Reinforcement learning (RL) has been leveraged in recommender systems (RS) to capture users' evolving preferences and continuously improve the quality of recommendations. In this paper, we propose a novel evidential conservative Q-learning framework (ECQL) that learns an effective and conservative recommendation policy by integrating evidence-based uncertainty and conservative learning. ECQL conducts evidence-aware explorations to discover items that are located beyond current observation but reflect users' long-term interests. Also, it provides an uncertainty-aware conservative view on policy evaluation to discourage deviating too much from users' current interests. Two central components of ECQL include a uniquely designed sequential state encoder and a novel conservative evidential-actor-critic (CEAC) module.

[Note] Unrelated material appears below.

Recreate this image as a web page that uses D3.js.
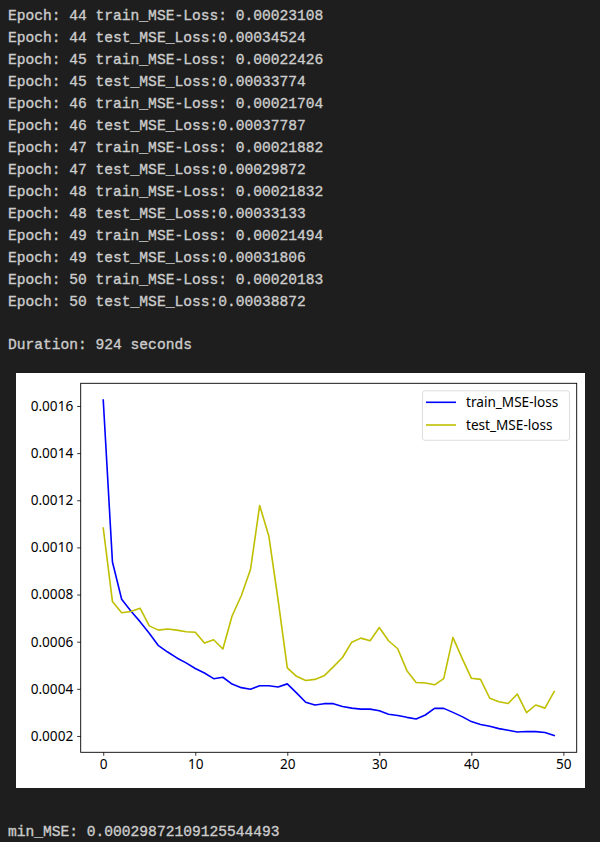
<!DOCTYPE html>
<html>
<head>
<meta charset="utf-8">
<script src="https://cdn.jsdelivr.net/npm/d3@7"></script>
<style>
  html, body { margin: 0; padding: 0; background: #1e1e1e; }
  svg { display: block; }
</style>
</head>
<body>
<svg id="page" width="600" height="842"></svg>
<script>
// ---- data ----
const consoleLines = [
  "Epoch: 44 train_MSE-Loss: 0.00023108",
  "Epoch: 44 test_MSE_Loss:0.00034524",
  "Epoch: 45 train_MSE-Loss: 0.00022426",
  "Epoch: 45 test_MSE_Loss:0.00033774",
  "Epoch: 46 train_MSE-Loss: 0.00021704",
  "Epoch: 46 test_MSE_Loss:0.00037787",
  "Epoch: 47 train_MSE-Loss: 0.00021882",
  "Epoch: 47 test_MSE_Loss:0.00029872",
  "Epoch: 48 train_MSE-Loss: 0.00021832",
  "Epoch: 48 test_MSE_Loss:0.00033133",
  "Epoch: 49 train_MSE-Loss: 0.00021494",
  "Epoch: 49 test_MSE_Loss:0.00031806",
  "Epoch: 50 train_MSE-Loss: 0.00020183",
  "Epoch: 50 test_MSE_Loss:0.00038872"
];
const durationLine = "Duration: 924 seconds";
const minLine = "min_MSE: 0.00029872109125544493";

const seriesNames = ["train_MSE-loss", "test_MSE-loss"];
const trainLoss = [
  0.001625, 0.000938, 0.000780, 0.000730, 0.000685, 0.000636, 0.000583, 0.000556, 0.000531, 0.000510,
  0.000486, 0.000467, 0.000443, 0.000449, 0.000420, 0.000405, 0.000398, 0.000413, 0.000413, 0.000408,
  0.000421, 0.000383, 0.000343, 0.000331, 0.000337, 0.000337, 0.000325, 0.000318, 0.000314, 0.000314,
  0.000307, 0.000292, 0.000287, 0.000279, 0.000272, 0.000289, 0.000317, 0.000317, 0.000300, 0.000282,
  0.000261, 0.000249, 0.000241, 0.00023108, 0.00022426, 0.00021704, 0.00021882, 0.00021832, 0.00021494, 0.00020183
];
const testLoss = [
  0.001082, 0.000770, 0.000723, 0.000728, 0.000742, 0.000667, 0.000649, 0.000654, 0.000649, 0.000642,
  0.000640, 0.000594, 0.000608, 0.000569, 0.000709, 0.000795, 0.000906, 0.001178, 0.001047, 0.000777,
  0.000489, 0.000453, 0.000435, 0.000440, 0.000455, 0.000493, 0.000533, 0.000598, 0.000615, 0.000604,
  0.000660, 0.000604, 0.000570, 0.000477, 0.000427, 0.000425, 0.000417, 0.000443, 0.000618, 0.000529,
  0.000445, 0.000440, 0.000360, 0.00034524, 0.00033774, 0.00037787, 0.00029872, 0.00033133, 0.00031806, 0.00038872
];
const xTicks = [0, 10, 20, 30, 40, 50];
const yTicks = [0.0002, 0.0004, 0.0006, 0.0008, 0.0010, 0.0012, 0.0014, 0.0016];
const seriesColors = ["#0000ff", "#bfbf00"];

// ---- page ----
const svg = d3.select("#page");
const mono = "'Liberation Mono', 'DejaVu Sans Mono', monospace";
const txtColor = "#cccccc";

function consoleText(sel) {
  sel.attr("font-family", mono)
    .attr("font-size", 14.6)
    .attr("fill", txtColor)
    .attr("stroke", txtColor)
    .attr("stroke-width", 0.35)
    .style("white-space", "pre");
}

svg.append("g").selectAll("text").data(consoleLines).join("text")
  .attr("x", 8)
  .attr("y", (d, i) => 20 + i * 22)
  .call(consoleText)
  .text(d => d);

svg.append("text").attr("x", 8).attr("y", 349).call(consoleText).text(durationLine);
svg.append("text").attr("x", 8).attr("y", 836).call(consoleText).text(minLine);

// ---- figure ----
svg.append("rect")
  .attr("x", 16).attr("y", 373)
  .attr("width", 569).attr("height", 415)
  .attr("fill", "#ffffff");

const plot = { left: 80.7, right: 576.7, top: 383.3, bottom: 752.3 };
const n = trainLoss.length;
const allVals = trainLoss.concat(testLoss);
const yMin = d3.min(allVals), yMax = d3.max(allVals);
const yPad = (yMax - yMin) * 0.05;
const xPad = (n - 1) * 0.05;

const x = d3.scaleLinear().domain([-xPad, n - 1 + xPad]).range([plot.left, plot.right]);
const y = d3.scaleLinear().domain([yMin - yPad, yMax + yPad]).range([plot.bottom, plot.top]);

const tickFont = "'Noto Sans', 'Open Sans', sans-serif";

const gx = svg.append("g")
  .attr("transform", `translate(0,${plot.bottom})`)
  .call(d3.axisBottom(x).tickValues(xTicks).tickSize(3.5).tickPadding(4).tickFormat(d3.format("d")));
const gy = svg.append("g")
  .attr("transform", `translate(${plot.left},0)`)
  .call(d3.axisLeft(y).tickValues(yTicks).tickSize(3.5).tickPadding(4).tickFormat(d3.format(".4f")));

[gx, gy].forEach(g => {
  g.select(".domain").remove();
  g.selectAll(".tick line").attr("stroke", "#000").attr("stroke-width", 0.8);
  g.selectAll(".tick text")
    .attr("fill", "#000")
    .attr("font-family", tickFont)
    .attr("font-size", 13.6);
});

// lines
const line = d3.line().x((d, i) => x(i)).y(d => y(d));
[trainLoss, testLoss].forEach((s, k) => {
  svg.append("path")
    .datum(s)
    .attr("d", line)
    .attr("fill", "none")
    .attr("stroke", seriesColors[k])
    .attr("stroke-width", 1.6)
    .attr("stroke-linejoin", "round")
    .attr("stroke-linecap", "square");
});

// spines
svg.append("rect")
  .attr("x", plot.left).attr("y", plot.top)
  .attr("width", plot.right - plot.left).attr("height", plot.bottom - plot.top)
  .attr("fill", "none").attr("stroke", "#000").attr("stroke-width", 0.9);

// legend
const lg = svg.append("g");
lg.append("rect")
  .attr("x", 422.5).attr("y", 390.8)
  .attr("width", 147).attr("height", 49.5)
  .attr("rx", 2.5)
  .attr("fill", "#ffffff").attr("fill-opacity", 0.8)
  .attr("stroke", "#d9d9d9").attr("stroke-width", 0.9);
seriesNames.forEach((name, k) => {
  const cy = 402.3 + k * 22.7;
  lg.append("line")
    .attr("x1", 426).attr("x2", 456)
    .attr("y1", cy).attr("y2", cy)
    .attr("stroke", seriesColors[k]).attr("stroke-width", 1.6);
  lg.append("text")
    .attr("x", 466).attr("y", cy)
    .attr("dy", "0.35em")
    .attr("font-family", tickFont)
    .attr("font-size", 13.6)
    .attr("fill", "#000")
    .text(name);
});
</script>
</body>
</html>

The former generates the current state of the environment by aggregating historical information and a sliding window that contains the current user interactions as well as newly recommended items from RL exploration that may represent future interests. The latter performs an evidence-based rating prediction by maximizing the conservative evidential Q-value and leverages an uncertainty-aware ranking score to explore the item space for a more diverse and valuable recommendation. Experiments on multiple real-world dynamic datasets demonstrate the state-of-the-art performance of ECQL and its capability to capture users' long-term interests.
# To reproduce the results in our paper, just run the following file for both training and evaluation.
python evid_main_train_test.py